→ Dataset excerpt
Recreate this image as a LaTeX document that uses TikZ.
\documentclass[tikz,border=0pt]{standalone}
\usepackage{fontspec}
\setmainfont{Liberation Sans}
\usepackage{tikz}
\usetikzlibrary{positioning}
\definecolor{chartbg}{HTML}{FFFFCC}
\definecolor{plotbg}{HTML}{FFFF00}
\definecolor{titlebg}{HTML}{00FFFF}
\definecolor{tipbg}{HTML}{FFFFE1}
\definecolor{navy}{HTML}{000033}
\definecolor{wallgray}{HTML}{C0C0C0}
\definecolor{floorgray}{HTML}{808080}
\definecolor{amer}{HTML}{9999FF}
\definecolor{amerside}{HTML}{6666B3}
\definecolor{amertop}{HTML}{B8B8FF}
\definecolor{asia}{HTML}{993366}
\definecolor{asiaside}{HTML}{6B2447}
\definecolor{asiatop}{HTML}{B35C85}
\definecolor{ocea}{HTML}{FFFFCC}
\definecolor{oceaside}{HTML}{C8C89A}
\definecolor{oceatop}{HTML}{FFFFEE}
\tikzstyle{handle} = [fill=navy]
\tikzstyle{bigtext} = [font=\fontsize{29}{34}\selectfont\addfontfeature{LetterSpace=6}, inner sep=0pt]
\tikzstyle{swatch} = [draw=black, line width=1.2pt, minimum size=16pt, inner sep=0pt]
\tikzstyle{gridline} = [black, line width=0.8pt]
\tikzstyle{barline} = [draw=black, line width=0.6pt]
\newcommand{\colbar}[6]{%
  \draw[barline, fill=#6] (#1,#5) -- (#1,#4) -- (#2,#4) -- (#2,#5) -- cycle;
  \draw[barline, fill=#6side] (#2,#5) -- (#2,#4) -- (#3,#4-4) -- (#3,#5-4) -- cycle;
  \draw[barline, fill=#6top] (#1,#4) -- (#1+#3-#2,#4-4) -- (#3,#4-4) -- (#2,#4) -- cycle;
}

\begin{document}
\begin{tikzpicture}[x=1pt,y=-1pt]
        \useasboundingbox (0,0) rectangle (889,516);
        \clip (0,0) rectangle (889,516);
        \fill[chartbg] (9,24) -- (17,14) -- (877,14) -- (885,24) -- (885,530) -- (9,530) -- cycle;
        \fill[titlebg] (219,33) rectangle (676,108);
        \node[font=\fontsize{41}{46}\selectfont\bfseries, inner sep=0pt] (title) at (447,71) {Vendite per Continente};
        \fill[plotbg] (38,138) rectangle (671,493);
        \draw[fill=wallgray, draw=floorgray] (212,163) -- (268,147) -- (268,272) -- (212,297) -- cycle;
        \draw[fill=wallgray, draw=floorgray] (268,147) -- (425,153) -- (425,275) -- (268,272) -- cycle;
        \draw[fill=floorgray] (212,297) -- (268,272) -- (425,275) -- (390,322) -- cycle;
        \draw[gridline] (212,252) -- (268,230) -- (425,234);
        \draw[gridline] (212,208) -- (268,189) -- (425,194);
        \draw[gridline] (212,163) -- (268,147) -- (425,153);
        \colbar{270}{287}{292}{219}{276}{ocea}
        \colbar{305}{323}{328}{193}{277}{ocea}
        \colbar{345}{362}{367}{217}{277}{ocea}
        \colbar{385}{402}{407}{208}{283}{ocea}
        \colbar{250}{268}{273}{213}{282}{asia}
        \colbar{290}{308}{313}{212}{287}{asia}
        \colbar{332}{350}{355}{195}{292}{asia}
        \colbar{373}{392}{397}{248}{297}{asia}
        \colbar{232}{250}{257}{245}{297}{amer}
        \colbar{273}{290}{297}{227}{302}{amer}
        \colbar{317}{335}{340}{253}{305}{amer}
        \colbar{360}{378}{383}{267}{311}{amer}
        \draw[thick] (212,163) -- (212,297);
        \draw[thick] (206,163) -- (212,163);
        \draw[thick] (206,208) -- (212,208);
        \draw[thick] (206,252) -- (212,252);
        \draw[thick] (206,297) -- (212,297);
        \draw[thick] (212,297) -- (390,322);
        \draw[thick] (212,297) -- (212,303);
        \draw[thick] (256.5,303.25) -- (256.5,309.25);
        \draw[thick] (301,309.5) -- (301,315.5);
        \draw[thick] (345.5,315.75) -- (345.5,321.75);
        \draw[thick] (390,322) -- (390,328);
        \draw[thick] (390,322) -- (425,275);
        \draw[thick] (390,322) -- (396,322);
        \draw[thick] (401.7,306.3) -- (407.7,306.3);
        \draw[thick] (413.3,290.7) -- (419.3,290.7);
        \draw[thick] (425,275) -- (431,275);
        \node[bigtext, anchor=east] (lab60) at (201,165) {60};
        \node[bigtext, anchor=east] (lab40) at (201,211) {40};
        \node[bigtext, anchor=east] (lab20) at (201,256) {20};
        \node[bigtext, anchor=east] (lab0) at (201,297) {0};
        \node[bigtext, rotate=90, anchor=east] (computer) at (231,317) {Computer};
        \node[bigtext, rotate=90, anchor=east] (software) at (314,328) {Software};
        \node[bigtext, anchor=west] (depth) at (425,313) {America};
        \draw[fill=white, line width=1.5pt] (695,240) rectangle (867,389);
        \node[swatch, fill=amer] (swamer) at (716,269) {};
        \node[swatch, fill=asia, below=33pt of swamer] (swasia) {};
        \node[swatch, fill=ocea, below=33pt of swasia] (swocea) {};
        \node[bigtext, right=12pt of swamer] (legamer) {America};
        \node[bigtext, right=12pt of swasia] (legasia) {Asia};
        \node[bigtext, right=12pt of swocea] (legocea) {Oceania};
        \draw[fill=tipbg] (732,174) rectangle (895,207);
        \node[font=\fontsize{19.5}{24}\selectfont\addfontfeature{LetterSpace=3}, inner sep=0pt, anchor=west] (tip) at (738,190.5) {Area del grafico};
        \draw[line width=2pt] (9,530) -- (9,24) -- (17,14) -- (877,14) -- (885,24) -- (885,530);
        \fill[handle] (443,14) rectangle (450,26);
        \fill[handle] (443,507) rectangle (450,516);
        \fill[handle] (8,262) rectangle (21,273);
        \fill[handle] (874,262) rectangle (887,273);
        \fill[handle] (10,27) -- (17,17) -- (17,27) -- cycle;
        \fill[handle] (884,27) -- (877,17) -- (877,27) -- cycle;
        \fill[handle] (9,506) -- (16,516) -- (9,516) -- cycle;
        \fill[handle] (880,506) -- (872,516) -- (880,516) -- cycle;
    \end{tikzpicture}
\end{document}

→ What the task asks
Could you quote the material above in full, exactly as it stands?

→ Worked solution
Recreate this image as a LaTeX document that uses TikZ.
\documentclass[tikz,border=0pt]{standalone}
\usepackage{fontspec}
\setmainfont{Liberation Sans}
\usepackage{tikz}
\usetikzlibrary{positioning}
\definecolor{chartbg}{HTML}{FFFFCC}
\definecolor{plotbg}{HTML}{FFFF00}
\definecolor{titlebg}{HTML}{00FFFF}
\definecolor{tipbg}{HTML}{FFFFE1}
\definecolor{navy}{HTML}{000033}
\definecolor{wallgray}{HTML}{C0C0C0}
\definecolor{floorgray}{HTML}{808080}
\definecolor{amer}{HTML}{9999FF}
\definecolor{amerside}{HTML}{6666B3}
\definecolor{amertop}{HTML}{B8B8FF}
\definecolor{asia}{HTML}{993366}
\definecolor{asiaside}{HTML}{6B2447}
\definecolor{asiatop}{HTML}{B35C85}
\definecolor{ocea}{HTML}{FFFFCC}
\definecolor{oceaside}{HTML}{C8C89A}
\definecolor{oceatop}{HTML}{FFFFEE}
\tikzstyle{handle} = [fill=navy]
\tikzstyle{bigtext} = [font=\fontsize{29}{34}\selectfont\addfontfeature{LetterSpace=6}, inner sep=0pt]
\tikzstyle{swatch} = [draw=black, line width=1.2pt, minimum size=16pt, inner sep=0pt]
\tikzstyle{gridline} = [black, line width=0.8pt]
\tikzstyle{barline} = [draw=black, line width=0.6pt]
\newcommand{\colbar}[6]{%
  \draw[barline, fill=#6] (#1,#5) -- (#1,#4) -- (#2,#4) -- (#2,#5) -- cycle;
  \draw[barline, fill=#6side] (#2,#5) -- (#2,#4) -- (#3,#4-4) -- (#3,#5-4) -- cycle;
  \draw[barline, fill=#6top] (#1,#4) -- (#1+#3-#2,#4-4) -- (#3,#4-4) -- (#2,#4) -- cycle;
}

\begin{document}
\begin{tikzpicture}[x=1pt,y=-1pt]
        \useasboundingbox (0,0) rectangle (889,516);
        \clip (0,0) rectangle (889,516);
        \fill[chartbg] (9,24) -- (17,14) -- (877,14) -- (885,24) -- (885,530) -- (9,530) -- cycle;
        \fill[titlebg] (219,33) rectangle (676,108);
        \node[font=\fontsize{41}{46}\selectfont\bfseries, inner sep=0pt] (title) at (447,71) {Vendite per Continente};
        \fill[plotbg] (38,138) rectangle (671,493);
        \draw[fill=wallgray, draw=floorgray] (212,163) -- (268,147) -- (268,272) -- (212,297) -- cycle;
        \draw[fill=wallgray, draw=floorgray] (268,147) -- (425,153) -- (425,275) -- (268,272) -- cycle;
        \draw[fill=floorgray] (212,297) -- (268,272) -- (425,275) -- (390,322) -- cycle;
        \draw[gridline] (212,252) -- (268,230) -- (425,234);
        \draw[gridline] (212,208) -- (268,189) -- (425,194);
        \draw[gridline] (212,163) -- (268,147) -- (425,153);
        \colbar{270}{287}{292}{219}{276}{ocea}
        \colbar{305}{323}{328}{193}{277}{ocea}
        \colbar{345}{362}{367}{217}{277}{ocea}
        \colbar{385}{402}{407}{208}{283}{ocea}
        \colbar{250}{268}{273}{213}{282}{asia}
        \colbar{290}{308}{313}{212}{287}{asia}
        \colbar{332}{350}{355}{195}{292}{asia}
        \colbar{373}{392}{397}{248}{297}{asia}
        \colbar{232}{250}{257}{245}{297}{amer}
        \colbar{273}{290}{297}{227}{302}{amer}
        \colbar{317}{335}{340}{253}{305}{amer}
        \colbar{360}{378}{383}{267}{311}{amer}
        \draw[thick] (212,163) -- (212,297);
        \draw[thick] (206,163) -- (212,163);
        \draw[thick] (206,208) -- (212,208);
        \draw[thick] (206,252) -- (212,252);
        \draw[thick] (206,297) -- (212,297);
        \draw[thick] (212,297) -- (390,322);
        \draw[thick] (212,297) -- (212,303);
        \draw[thick] (256.5,303.25) -- (256.5,309.25);
        \draw[thick] (301,309.5) -- (301,315.5);
        \draw[thick] (345.5,315.75) -- (345.5,321.75);
        \draw[thick] (390,322) -- (390,328);
        \draw[thick] (390,322) -- (425,275);
        \draw[thick] (390,322) -- (396,322);
        \draw[thick] (401.7,306.3) -- (407.7,306.3);
        \draw[thick] (413.3,290.7) -- (419.3,290.7);
        \draw[thick] (425,275) -- (431,275);
        \node[bigtext, anchor=east] (lab60) at (201,165) {60};
        \node[bigtext, anchor=east] (lab40) at (201,211) {40};
        \node[bigtext, anchor=east] (lab20) at (201,256) {20};
        \node[bigtext, anchor=east] (lab0) at (201,297) {0};
        \node[bigtext, rotate=90, anchor=east] (computer) at (231,317) {Computer};
        \node[bigtext, rotate=90, anchor=east] (software) at (314,328) {Software};
        \node[bigtext, anchor=west] (depth) at (425,313) {America};
        \draw[fill=white, line width=1.5pt] (695,240) rectangle (867,389);
        \node[swatch, fill=amer] (swamer) at (716,269) {};
        \node[swatch, fill=asia, below=33pt of swamer] (swasia) {};
        \node[swatch, fill=ocea, below=33pt of swasia] (swocea) {};
        \node[bigtext, right=12pt of swamer] (legamer) {America};
        \node[bigtext, right=12pt of swasia] (legasia) {Asia};
        \node[bigtext, right=12pt of swocea] (legocea) {Oceania};
        \draw[fill=tipbg] (732,174) rectangle (895,207);
        \node[font=\fontsize{19.5}{24}\selectfont\addfontfeature{LetterSpace=3}, inner sep=0pt, anchor=west] (tip) at (738,190.5) {Area del grafico};
        \draw[line width=2pt] (9,530) -- (9,24) -- (17,14) -- (877,14) -- (885,24) -- (885,530);
        \fill[handle] (443,14) rectangle (450,26);
        \fill[handle] (443,507) rectangle (450,516);
        \fill[handle] (8,262) rectangle (21,273);
        \fill[handle] (874,262) rectangle (887,273);
        \fill[handle] (10,27) -- (17,17) -- (17,27) -- cycle;
        \fill[handle] (884,27) -- (877,17) -- (877,27) -- cycle;
        \fill[handle] (9,506) -- (16,516) -- (9,516) -- cycle;
        \fill[handle] (880,506) -- (872,516) -- (880,516) -- cycle;
    \end{tikzpicture}
\end{document}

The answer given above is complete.